Significance and Claims
The article claims that this approach offers a deterministic, non-stochastic explanation for wave function collapse that emerges from system dynamics rather than being introduced as a fundamental postulate. Key implications include:

• Solution to the Measurement Problem: It provides an objective "selection rule" for macroscopic outcomes, avoiding the need for many-worlds interpretations or the separate treatment of observers found in standard pilot wave theory.
• Experimental Feasibility: The theory suggests that collapse is a gradual process rather than an abrupt jump, potentially avoiding the high-frequency signatures often criticized in objective collapse theories.
• Quantum Computing: The mechanism implies that large-scale quantum computing may be limited by the loss of ergodicity in macroscopic superpositions, as the wave function naturally localizes before a useful computation can be completed if the separation of lobes is sufficient.

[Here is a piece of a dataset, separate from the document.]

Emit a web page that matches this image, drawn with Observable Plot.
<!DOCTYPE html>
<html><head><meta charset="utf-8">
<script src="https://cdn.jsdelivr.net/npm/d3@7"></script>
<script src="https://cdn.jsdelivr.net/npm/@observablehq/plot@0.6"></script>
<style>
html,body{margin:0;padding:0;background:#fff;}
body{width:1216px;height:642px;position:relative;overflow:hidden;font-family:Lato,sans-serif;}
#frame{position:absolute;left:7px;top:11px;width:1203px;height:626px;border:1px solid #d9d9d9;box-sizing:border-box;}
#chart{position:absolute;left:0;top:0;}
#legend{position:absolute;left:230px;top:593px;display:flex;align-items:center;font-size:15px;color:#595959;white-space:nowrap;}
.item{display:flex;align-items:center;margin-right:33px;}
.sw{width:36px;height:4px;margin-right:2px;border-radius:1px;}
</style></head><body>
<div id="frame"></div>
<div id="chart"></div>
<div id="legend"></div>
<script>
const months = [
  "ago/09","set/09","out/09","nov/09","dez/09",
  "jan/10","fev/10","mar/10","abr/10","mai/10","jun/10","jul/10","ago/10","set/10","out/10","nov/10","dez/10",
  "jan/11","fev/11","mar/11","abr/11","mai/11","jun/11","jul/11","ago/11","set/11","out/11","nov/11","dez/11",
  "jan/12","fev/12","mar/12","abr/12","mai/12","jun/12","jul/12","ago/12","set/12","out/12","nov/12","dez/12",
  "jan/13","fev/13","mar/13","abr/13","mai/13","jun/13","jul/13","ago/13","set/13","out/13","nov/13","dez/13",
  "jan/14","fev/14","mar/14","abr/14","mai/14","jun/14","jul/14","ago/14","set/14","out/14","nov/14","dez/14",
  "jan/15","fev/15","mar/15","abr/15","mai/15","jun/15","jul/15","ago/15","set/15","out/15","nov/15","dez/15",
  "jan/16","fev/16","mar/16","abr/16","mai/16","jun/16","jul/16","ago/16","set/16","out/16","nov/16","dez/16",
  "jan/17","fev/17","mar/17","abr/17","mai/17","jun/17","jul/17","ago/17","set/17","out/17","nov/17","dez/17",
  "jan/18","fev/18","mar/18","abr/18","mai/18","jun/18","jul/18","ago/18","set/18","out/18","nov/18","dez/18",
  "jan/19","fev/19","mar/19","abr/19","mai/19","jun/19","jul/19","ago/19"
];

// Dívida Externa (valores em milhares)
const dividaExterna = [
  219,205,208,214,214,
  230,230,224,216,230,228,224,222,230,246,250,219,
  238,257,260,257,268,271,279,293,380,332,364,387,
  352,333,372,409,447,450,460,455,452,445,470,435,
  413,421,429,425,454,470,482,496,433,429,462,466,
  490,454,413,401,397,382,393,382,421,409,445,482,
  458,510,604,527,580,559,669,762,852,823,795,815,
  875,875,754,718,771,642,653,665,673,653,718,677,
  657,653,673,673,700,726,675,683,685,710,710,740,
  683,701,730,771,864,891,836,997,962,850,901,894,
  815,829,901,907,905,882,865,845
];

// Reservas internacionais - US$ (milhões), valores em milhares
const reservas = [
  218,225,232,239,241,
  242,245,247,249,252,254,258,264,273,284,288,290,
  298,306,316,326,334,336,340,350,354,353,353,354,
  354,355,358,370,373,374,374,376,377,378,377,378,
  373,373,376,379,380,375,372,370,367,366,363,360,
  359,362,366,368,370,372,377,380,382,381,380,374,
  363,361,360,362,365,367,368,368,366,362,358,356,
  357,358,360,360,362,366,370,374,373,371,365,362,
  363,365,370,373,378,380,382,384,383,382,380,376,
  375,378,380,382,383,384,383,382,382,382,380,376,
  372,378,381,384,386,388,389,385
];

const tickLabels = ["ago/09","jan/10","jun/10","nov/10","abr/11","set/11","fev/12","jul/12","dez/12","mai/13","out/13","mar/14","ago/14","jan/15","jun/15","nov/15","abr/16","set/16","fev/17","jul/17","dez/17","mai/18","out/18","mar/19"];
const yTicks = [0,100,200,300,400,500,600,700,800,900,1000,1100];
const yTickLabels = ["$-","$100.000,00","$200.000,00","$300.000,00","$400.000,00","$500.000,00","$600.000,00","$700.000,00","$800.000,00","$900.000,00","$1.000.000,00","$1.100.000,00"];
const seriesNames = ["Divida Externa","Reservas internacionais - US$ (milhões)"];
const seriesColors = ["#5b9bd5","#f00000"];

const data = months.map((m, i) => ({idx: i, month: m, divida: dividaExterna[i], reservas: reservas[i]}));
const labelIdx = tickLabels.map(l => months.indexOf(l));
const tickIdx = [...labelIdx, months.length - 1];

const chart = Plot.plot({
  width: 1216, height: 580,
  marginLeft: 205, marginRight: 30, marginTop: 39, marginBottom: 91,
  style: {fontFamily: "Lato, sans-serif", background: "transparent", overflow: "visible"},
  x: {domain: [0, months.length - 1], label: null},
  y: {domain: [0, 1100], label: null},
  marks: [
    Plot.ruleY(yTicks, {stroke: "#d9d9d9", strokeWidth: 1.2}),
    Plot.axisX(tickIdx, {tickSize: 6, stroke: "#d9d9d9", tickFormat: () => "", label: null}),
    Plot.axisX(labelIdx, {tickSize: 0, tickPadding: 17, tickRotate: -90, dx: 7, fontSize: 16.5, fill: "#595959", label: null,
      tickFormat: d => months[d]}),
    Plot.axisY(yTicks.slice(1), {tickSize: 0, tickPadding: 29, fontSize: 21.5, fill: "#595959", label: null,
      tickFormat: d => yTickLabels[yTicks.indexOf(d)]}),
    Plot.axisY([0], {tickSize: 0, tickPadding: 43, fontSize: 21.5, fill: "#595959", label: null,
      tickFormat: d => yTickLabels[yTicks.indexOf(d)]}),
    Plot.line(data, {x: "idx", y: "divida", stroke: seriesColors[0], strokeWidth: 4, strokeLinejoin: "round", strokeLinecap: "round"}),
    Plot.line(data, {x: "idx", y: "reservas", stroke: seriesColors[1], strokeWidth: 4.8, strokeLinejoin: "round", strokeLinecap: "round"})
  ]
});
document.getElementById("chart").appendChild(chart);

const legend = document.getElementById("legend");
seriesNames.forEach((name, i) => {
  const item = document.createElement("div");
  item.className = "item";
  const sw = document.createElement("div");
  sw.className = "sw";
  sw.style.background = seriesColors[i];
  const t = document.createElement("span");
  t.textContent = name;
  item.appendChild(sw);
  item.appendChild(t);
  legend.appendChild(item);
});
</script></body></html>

• Verifiability: The authors suggest that experiments analyzing the contrast of interference patterns for spatially separated wave packets (after recombining them following varying delays or separations) could test the theory. Specifically, they note that existing data showing a dependence of interference contrast on wave packet separation is consistent with their mechanism, though not yet conclusive.

The article concludes that while the theory introduces slight relaxations of strict linearity and equivariance, these modifications are restricted to regimes that are experimentally difficult to access, thereby preserving the empirical success of standard quantum mechanics while simultaneously offering a potential path to solving fundamental problems.